2007’s Paranormal Activity took a somewhat different approach to filming. By that I mean, it wasn’t filmed with traditional means like other big-screen movies. Instead of professional movie cameras, it was actually shot on home video cameras. In total, this supernatural horror flick was made with a production budget of $15,000. Seems nearly impossible for a modern movie, doesn’t it? Considering Paranormal Activity pulled in $193.4 million at the box office, it might be one of the most profitable movies of all time in terms of return on investment.
My Big Fat Greek Wedding
Audiences couldn’t get enough of My Big Fat Greek Wedding, which is why it spent almost a full year in theaters. That unusually long run probably helped earn the film some serious cash, bringing in $368.7 million at the box office. All that box office money makes My Big Fat Greek Wedding the highest-grossing romantic comedy of all time. And, with a cost of $6 million to produce, it’s also among the most profitable movies of all time.
Star Wars: Episode IV – A New Hope
The Star Wars franchise has become a pop-cultural phenomenon, and quite frankly, an Empire. (See what I did there?) The epic space fantasy franchise has gone on to earn billions of dollars, and it’s still going!

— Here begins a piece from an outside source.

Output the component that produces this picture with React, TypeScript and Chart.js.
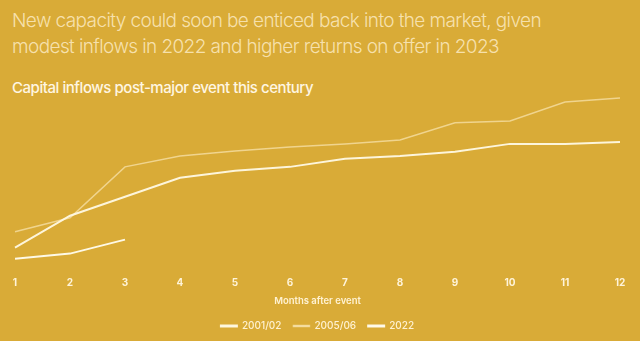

But it all started with 1977’s Star Wars, which was retroactively titled Star Wars: Episode IV – A New Hope. This single movie from George Lucas was done with a production budget of $11 million. While that is a little more than other movies on our list, it’s still remarkable given what Star Wars has become. And at the time, it turned around and made $775 million, which is certainly no small return!